* _What the task requires_
Would you transcribe the listing that follows, character for character, and omit its images?

* _Given material_
---+---

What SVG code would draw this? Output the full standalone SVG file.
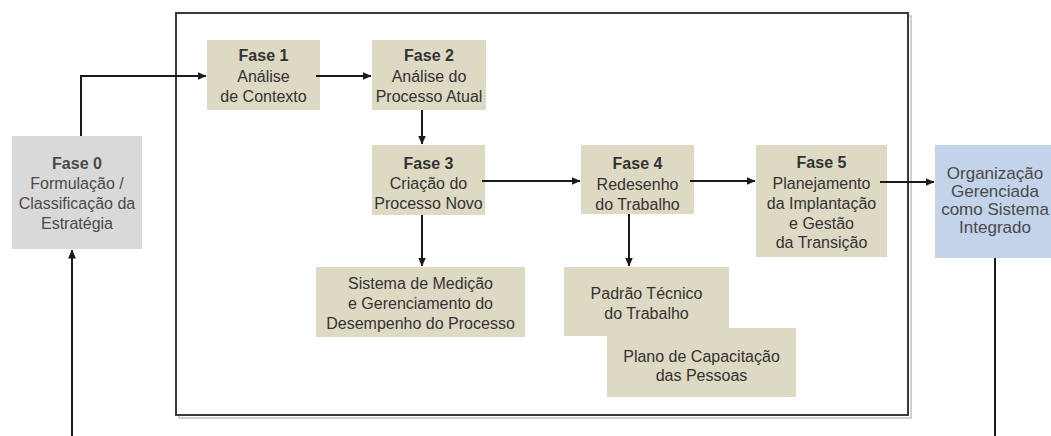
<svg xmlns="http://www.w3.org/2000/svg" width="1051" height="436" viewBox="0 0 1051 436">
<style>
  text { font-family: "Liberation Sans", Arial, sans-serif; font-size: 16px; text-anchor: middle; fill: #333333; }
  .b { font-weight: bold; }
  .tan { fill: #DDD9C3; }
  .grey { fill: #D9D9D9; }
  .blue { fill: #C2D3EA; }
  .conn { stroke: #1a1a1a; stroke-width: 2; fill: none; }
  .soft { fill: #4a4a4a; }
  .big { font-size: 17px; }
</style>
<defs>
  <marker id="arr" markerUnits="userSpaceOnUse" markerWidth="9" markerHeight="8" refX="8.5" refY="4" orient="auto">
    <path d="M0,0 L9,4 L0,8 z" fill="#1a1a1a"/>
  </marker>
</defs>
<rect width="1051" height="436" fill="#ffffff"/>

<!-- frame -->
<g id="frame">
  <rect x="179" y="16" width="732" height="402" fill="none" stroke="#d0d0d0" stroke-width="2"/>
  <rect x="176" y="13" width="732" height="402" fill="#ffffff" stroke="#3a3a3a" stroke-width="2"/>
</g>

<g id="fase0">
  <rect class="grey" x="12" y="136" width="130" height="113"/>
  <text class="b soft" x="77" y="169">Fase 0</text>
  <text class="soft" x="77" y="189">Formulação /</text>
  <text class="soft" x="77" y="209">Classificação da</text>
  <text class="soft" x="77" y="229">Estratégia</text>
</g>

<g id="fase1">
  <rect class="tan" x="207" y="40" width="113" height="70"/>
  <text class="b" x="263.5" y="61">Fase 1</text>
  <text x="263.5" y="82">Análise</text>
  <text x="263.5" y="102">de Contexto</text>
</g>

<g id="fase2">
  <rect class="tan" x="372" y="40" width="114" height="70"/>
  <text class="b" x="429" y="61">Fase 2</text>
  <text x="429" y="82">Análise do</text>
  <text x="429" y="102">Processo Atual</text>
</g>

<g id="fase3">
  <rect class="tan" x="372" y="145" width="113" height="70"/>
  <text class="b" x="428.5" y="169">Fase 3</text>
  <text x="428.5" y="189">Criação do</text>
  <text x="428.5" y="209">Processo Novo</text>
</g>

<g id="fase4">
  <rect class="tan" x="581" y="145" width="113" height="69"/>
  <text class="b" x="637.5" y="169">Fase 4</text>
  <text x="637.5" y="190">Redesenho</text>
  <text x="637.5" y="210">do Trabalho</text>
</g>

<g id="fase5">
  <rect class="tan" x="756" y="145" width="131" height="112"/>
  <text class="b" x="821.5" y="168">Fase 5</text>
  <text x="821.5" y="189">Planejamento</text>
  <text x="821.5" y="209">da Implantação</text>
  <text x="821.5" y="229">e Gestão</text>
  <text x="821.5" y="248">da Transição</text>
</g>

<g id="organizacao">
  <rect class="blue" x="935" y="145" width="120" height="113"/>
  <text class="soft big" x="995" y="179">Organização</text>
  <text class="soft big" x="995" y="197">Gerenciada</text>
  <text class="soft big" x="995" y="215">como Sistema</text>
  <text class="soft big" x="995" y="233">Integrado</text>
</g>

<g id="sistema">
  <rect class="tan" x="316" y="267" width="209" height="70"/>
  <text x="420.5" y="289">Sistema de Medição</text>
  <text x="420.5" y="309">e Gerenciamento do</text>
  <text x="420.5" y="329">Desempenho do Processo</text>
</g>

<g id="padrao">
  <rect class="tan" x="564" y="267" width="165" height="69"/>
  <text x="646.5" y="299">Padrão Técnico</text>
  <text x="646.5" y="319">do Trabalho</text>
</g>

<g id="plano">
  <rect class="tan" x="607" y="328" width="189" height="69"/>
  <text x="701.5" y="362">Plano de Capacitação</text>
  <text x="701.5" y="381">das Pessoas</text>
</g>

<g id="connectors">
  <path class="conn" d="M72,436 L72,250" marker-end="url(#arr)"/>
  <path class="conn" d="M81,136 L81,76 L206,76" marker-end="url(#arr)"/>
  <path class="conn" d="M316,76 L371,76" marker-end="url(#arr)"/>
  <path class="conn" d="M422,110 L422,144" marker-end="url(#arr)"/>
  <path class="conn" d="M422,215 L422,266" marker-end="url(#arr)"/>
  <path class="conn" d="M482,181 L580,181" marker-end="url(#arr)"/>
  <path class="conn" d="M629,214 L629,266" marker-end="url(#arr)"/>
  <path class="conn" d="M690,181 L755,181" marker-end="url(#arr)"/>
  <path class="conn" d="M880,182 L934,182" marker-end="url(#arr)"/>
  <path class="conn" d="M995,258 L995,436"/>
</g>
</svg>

---+---

* _Exercise response_
What SVG code would draw this? Output the full standalone SVG file.
<svg xmlns="http://www.w3.org/2000/svg" width="1051" height="436" viewBox="0 0 1051 436">
<style>
  text { font-family: "Liberation Sans", Arial, sans-serif; font-size: 16px; text-anchor: middle; fill: #333333; }
  .b { font-weight: bold; }
  .tan { fill: #DDD9C3; }
  .grey { fill: #D9D9D9; }
  .blue { fill: #C2D3EA; }
  .conn { stroke: #1a1a1a; stroke-width: 2; fill: none; }
  .soft { fill: #4a4a4a; }
  .big { font-size: 17px; }
</style>
<defs>
  <marker id="arr" markerUnits="userSpaceOnUse" markerWidth="9" markerHeight="8" refX="8.5" refY="4" orient="auto">
    <path d="M0,0 L9,4 L0,8 z" fill="#1a1a1a"/>
  </marker>
</defs>
<rect width="1051" height="436" fill="#ffffff"/>

<!-- frame -->
<g id="frame">
  <rect x="179" y="16" width="732" height="402" fill="none" stroke="#d0d0d0" stroke-width="2"/>
  <rect x="176" y="13" width="732" height="402" fill="#ffffff" stroke="#3a3a3a" stroke-width="2"/>
</g>

<g id="fase0">
  <rect class="grey" x="12" y="136" width="130" height="113"/>
  <text class="b soft" x="77" y="169">Fase 0</text>
  <text class="soft" x="77" y="189">Formulação /</text>
  <text class="soft" x="77" y="209">Classificação da</text>
  <text class="soft" x="77" y="229">Estratégia</text>
</g>

<g id="fase1">
  <rect class="tan" x="207" y="40" width="113" height="70"/>
  <text class="b" x="263.5" y="61">Fase 1</text>
  <text x="263.5" y="82">Análise</text>
  <text x="263.5" y="102">de Contexto</text>
</g>

<g id="fase2">
  <rect class="tan" x="372" y="40" width="114" height="70"/>
  <text class="b" x="429" y="61">Fase 2</text>
  <text x="429" y="82">Análise do</text>
  <text x="429" y="102">Processo Atual</text>
</g>

<g id="fase3">
  <rect class="tan" x="372" y="145" width="113" height="70"/>
  <text class="b" x="428.5" y="169">Fase 3</text>
  <text x="428.5" y="189">Criação do</text>
  <text x="428.5" y="209">Processo Novo</text>
</g>

<g id="fase4">
  <rect class="tan" x="581" y="145" width="113" height="69"/>
  <text class="b" x="637.5" y="169">Fase 4</text>
  <text x="637.5" y="190">Redesenho</text>
  <text x="637.5" y="210">do Trabalho</text>
</g>

<g id="fase5">
  <rect class="tan" x="756" y="145" width="131" height="112"/>
  <text class="b" x="821.5" y="168">Fase 5</text>
  <text x="821.5" y="189">Planejamento</text>
  <text x="821.5" y="209">da Implantação</text>
  <text x="821.5" y="229">e Gestão</text>
  <text x="821.5" y="248">da Transição</text>
</g>

<g id="organizacao">
  <rect class="blue" x="935" y="145" width="120" height="113"/>
  <text class="soft big" x="995" y="179">Organização</text>
  <text class="soft big" x="995" y="197">Gerenciada</text>
  <text class="soft big" x="995" y="215">como Sistema</text>
  <text class="soft big" x="995" y="233">Integrado</text>
</g>

<g id="sistema">
  <rect class="tan" x="316" y="267" width="209" height="70"/>
  <text x="420.5" y="289">Sistema de Medição</text>
  <text x="420.5" y="309">e Gerenciamento do</text>
  <text x="420.5" y="329">Desempenho do Processo</text>
</g>

<g id="padrao">
  <rect class="tan" x="564" y="267" width="165" height="69"/>
  <text x="646.5" y="299">Padrão Técnico</text>
  <text x="646.5" y="319">do Trabalho</text>
</g>

<g id="plano">
  <rect class="tan" x="607" y="328" width="189" height="69"/>
  <text x="701.5" y="362">Plano de Capacitação</text>
  <text x="701.5" y="381">das Pessoas</text>
</g>

<g id="connectors">
  <path class="conn" d="M72,436 L72,250" marker-end="url(#arr)"/>
  <path class="conn" d="M81,136 L81,76 L206,76" marker-end="url(#arr)"/>
  <path class="conn" d="M316,76 L371,76" marker-end="url(#arr)"/>
  <path class="conn" d="M422,110 L422,144" marker-end="url(#arr)"/>
  <path class="conn" d="M422,215 L422,266" marker-end="url(#arr)"/>
  <path class="conn" d="M482,181 L580,181" marker-end="url(#arr)"/>
  <path class="conn" d="M629,214 L629,266" marker-end="url(#arr)"/>
  <path class="conn" d="M690,181 L755,181" marker-end="url(#arr)"/>
  <path class="conn" d="M880,182 L934,182" marker-end="url(#arr)"/>
  <path class="conn" d="M995,258 L995,436"/>
</g>
</svg>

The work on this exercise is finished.